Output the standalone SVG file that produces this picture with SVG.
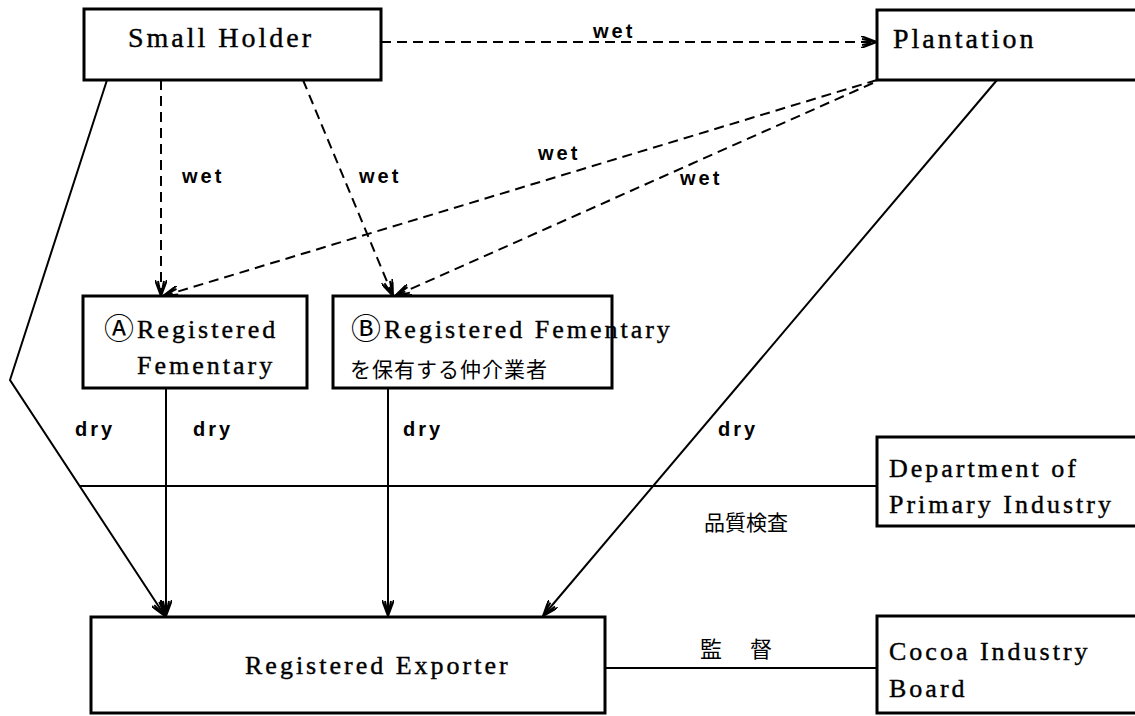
<svg xmlns="http://www.w3.org/2000/svg" width="1135" height="716" viewBox="0 0 1135 716">
  <style>
    .box { fill: #fff; stroke: #000; stroke-width: 3; }
    .nl { font-family: "Liberation Serif", "Noto Sans CJK JP", serif; font-size: 26px; letter-spacing: 3px; fill: #000; stroke: #000; stroke-width: 0.4px; }
    .big { font-size: 28px; letter-spacing: 3px; }
    .circ { font-family: "Noto Sans CJK JP", "DejaVu Sans", sans-serif; font-size: 30px; fill: #000; }
    .jp { font-family: "Noto Sans CJK JP", sans-serif; font-size: 21px; letter-spacing: 1px; fill: #000; }
    .el { font-family: "Liberation Sans", "DejaVu Sans", sans-serif; font-size: 20px; font-weight: bold; letter-spacing: 3px; fill: #000; }
    .solid { fill: none; stroke: #000; stroke-width: 2; }
    .dash { fill: none; stroke: #000; stroke-width: 2; stroke-dasharray: 10 6; }
  </style>
  <defs>
    <marker id="arr" viewBox="0 0 16 12" refX="16" refY="6" markerWidth="16" markerHeight="12" markerUnits="userSpaceOnUse" orient="auto">
      <path d="M0,0 L16,6 L0,12 M1,3 L16,6 L1,9" fill="none" stroke="#000" stroke-width="2"/>
    </marker>
  </defs>

  <rect width="1135" height="716" fill="#fff"/>

  <g id="connectors">
    <path class="dash" d="M381,42 L877,42" marker-end="url(#arr)"/>
    <path class="dash" d="M161,80 L161,296" marker-end="url(#arr)"/>
    <path class="dash" d="M303,80 L393,296" marker-end="url(#arr)"/>
    <path class="dash" d="M877,80 L163,296" marker-end="url(#arr)"/>
    <path class="dash" d="M873,83 L395,296" marker-end="url(#arr)"/>
    <path class="solid" d="M107,80 L10,380 L165,616" marker-end="url(#arr)"/>
    <path class="solid" d="M166,388 L166,616" marker-end="url(#arr)"/>
    <path class="solid" d="M388,388 L388,616" marker-end="url(#arr)"/>
    <path class="solid" d="M997,80 L543,616" marker-end="url(#arr)"/>
    <path class="solid" d="M80,486 L877,486"/>
    <path class="solid" d="M605,668 L877,668"/>
    <text class="el" x="593" y="38">wet</text>
    <text class="el" x="182" y="183">wet</text>
    <text class="el" x="359" y="183">wet</text>
    <text class="el" x="538" y="160">wet</text>
    <text class="el" x="680" y="185">wet</text>
    <text class="el" x="75" y="436">dry</text>
    <text class="el" x="193" y="436">dry</text>
    <text class="el" x="403" y="436">dry</text>
    <text class="el" x="718" y="436">dry</text>
    <text class="jp" x="704" y="530" style="letter-spacing:0">品質検査</text>
    <text class="jp" x="700" y="657" style="font-size:22px;letter-spacing:3px">監　督</text>
  </g>

  <g id="small-holder">
    <rect class="box" x="84" y="9" width="297" height="71"/>
    <text class="nl big" x="128" y="47">Small Holder</text>
  </g>

  <g id="plantation">
    <rect class="box" x="877" y="10" width="300" height="70"/>
    <text class="nl big" x="893" y="48">Plantation</text>
  </g>

  <g id="fermentary-a">
    <rect class="box" x="83" y="296" width="224" height="92"/>
    <text class="circ" x="104" y="339">Ⓐ</text>
    <text class="nl" x="137" y="338">Registered</text>
    <text class="nl" x="137" y="374">Fementary</text>
  </g>

  <g id="fermentary-b">
    <rect class="box" x="333" y="296" width="279" height="92"/>
    <text class="circ" x="351" y="339">Ⓑ</text>
    <text class="nl" x="384" y="338">Registered Fementary</text>
    <text class="jp" x="350" y="377">を保有する仲介業者</text>
  </g>

  <g id="exporter">
    <rect class="box" x="91" y="617" width="514" height="96"/>
    <text class="nl" x="245" y="674">Registered Exporter</text>
  </g>

  <g id="dpi">
    <rect class="box" x="877" y="437" width="300" height="89"/>
    <text class="nl" x="889" y="477">Department of</text>
    <text class="nl" x="889" y="513">Primary Industry</text>
  </g>

  <g id="cib">
    <rect class="box" x="877" y="616" width="300" height="97"/>
    <text class="nl" x="889" y="660">Cocoa Industry</text>
    <text class="nl" x="889" y="697">Board</text>
  </g>
</svg>
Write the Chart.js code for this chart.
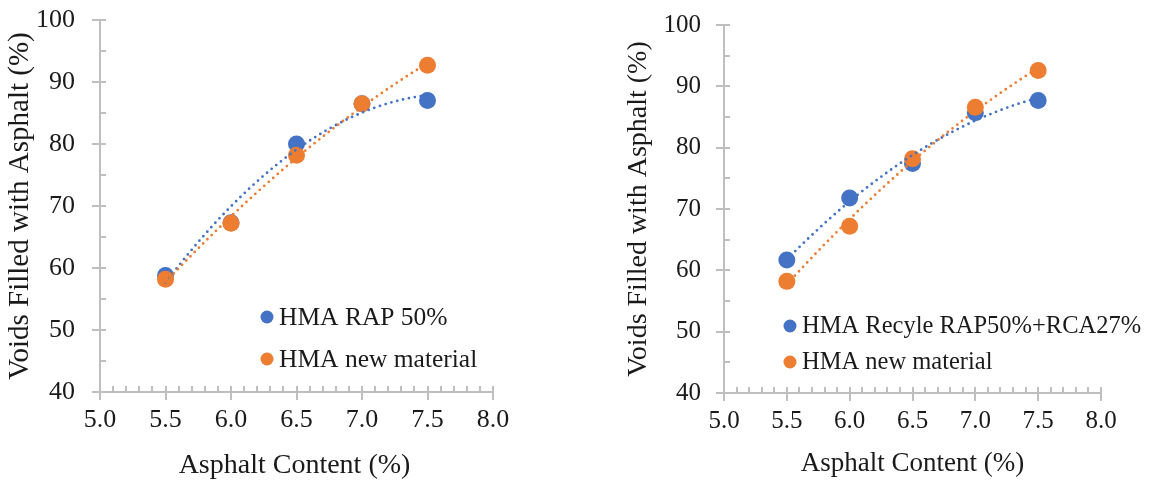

===

Exercise goal - Quote the entries above word for word. Leave the images out.

Output for this exercise -
Output the standalone SVG file that produces this picture with SVG.
<svg xmlns="http://www.w3.org/2000/svg" width="1135" height="716" viewBox="0 0 1135 716">
  <style>
    .box { fill: #fff; stroke: #000; stroke-width: 3; }
    .nl { font-family: "Liberation Serif", "Noto Sans CJK JP", serif; font-size: 26px; letter-spacing: 3px; fill: #000; stroke: #000; stroke-width: 0.4px; }
    .big { font-size: 28px; letter-spacing: 3px; }
    .circ { font-family: "Noto Sans CJK JP", "DejaVu Sans", sans-serif; font-size: 30px; fill: #000; }
    .jp { font-family: "Noto Sans CJK JP", sans-serif; font-size: 21px; letter-spacing: 1px; fill: #000; }
    .el { font-family: "Liberation Sans", "DejaVu Sans", sans-serif; font-size: 20px; font-weight: bold; letter-spacing: 3px; fill: #000; }
    .solid { fill: none; stroke: #000; stroke-width: 2; }
    .dash { fill: none; stroke: #000; stroke-width: 2; stroke-dasharray: 10 6; }
  </style>
  <defs>
    <marker id="arr" viewBox="0 0 16 12" refX="16" refY="6" markerWidth="16" markerHeight="12" markerUnits="userSpaceOnUse" orient="auto">
      <path d="M0,0 L16,6 L0,12 M1,3 L16,6 L1,9" fill="none" stroke="#000" stroke-width="2"/>
    </marker>
  </defs>

  <rect width="1135" height="716" fill="#fff"/>

  <g id="connectors">
    <path class="dash" d="M381,42 L877,42" marker-end="url(#arr)"/>
    <path class="dash" d="M161,80 L161,296" marker-end="url(#arr)"/>
    <path class="dash" d="M303,80 L393,296" marker-end="url(#arr)"/>
    <path class="dash" d="M877,80 L163,296" marker-end="url(#arr)"/>
    <path class="dash" d="M873,83 L395,296" marker-end="url(#arr)"/>
    <path class="solid" d="M107,80 L10,380 L165,616" marker-end="url(#arr)"/>
    <path class="solid" d="M166,388 L166,616" marker-end="url(#arr)"/>
    <path class="solid" d="M388,388 L388,616" marker-end="url(#arr)"/>
    <path class="solid" d="M997,80 L543,616" marker-end="url(#arr)"/>
    <path class="solid" d="M80,486 L877,486"/>
    <path class="solid" d="M605,668 L877,668"/>
    <text class="el" x="593" y="38">wet</text>
    <text class="el" x="182" y="183">wet</text>
    <text class="el" x="359" y="183">wet</text>
    <text class="el" x="538" y="160">wet</text>
    <text class="el" x="680" y="185">wet</text>
    <text class="el" x="75" y="436">dry</text>
    <text class="el" x="193" y="436">dry</text>
    <text class="el" x="403" y="436">dry</text>
    <text class="el" x="718" y="436">dry</text>
    <text class="jp" x="704" y="530" style="letter-spacing:0">品質検査</text>
    <text class="jp" x="700" y="657" style="font-size:22px;letter-spacing:3px">監　督</text>
  </g>

  <g id="small-holder">
    <rect class="box" x="84" y="9" width="297" height="71"/>
    <text class="nl big" x="128" y="47">Small Holder</text>
  </g>

  <g id="plantation">
    <rect class="box" x="877" y="10" width="300" height="70"/>
    <text class="nl big" x="893" y="48">Plantation</text>
  </g>

  <g id="fermentary-a">
    <rect class="box" x="83" y="296" width="224" height="92"/>
    <text class="circ" x="104" y="339">Ⓐ</text>
    <text class="nl" x="137" y="338">Registered</text>
    <text class="nl" x="137" y="374">Fementary</text>
  </g>

  <g id="fermentary-b">
    <rect class="box" x="333" y="296" width="279" height="92"/>
    <text class="circ" x="351" y="339">Ⓑ</text>
    <text class="nl" x="384" y="338">Registered Fementary</text>
    <text class="jp" x="350" y="377">を保有する仲介業者</text>
  </g>

  <g id="exporter">
    <rect class="box" x="91" y="617" width="514" height="96"/>
    <text class="nl" x="245" y="674">Registered Exporter</text>
  </g>

  <g id="dpi">
    <rect class="box" x="877" y="437" width="300" height="89"/>
    <text class="nl" x="889" y="477">Department of</text>
    <text class="nl" x="889" y="513">Primary Industry</text>
  </g>

  <g id="cib">
    <rect class="box" x="877" y="616" width="300" height="97"/>
    <text class="nl" x="889" y="660">Cocoa Industry</text>
    <text class="nl" x="889" y="697">Board</text>
  </g>
</svg>
Write the Chart.js code for this chart.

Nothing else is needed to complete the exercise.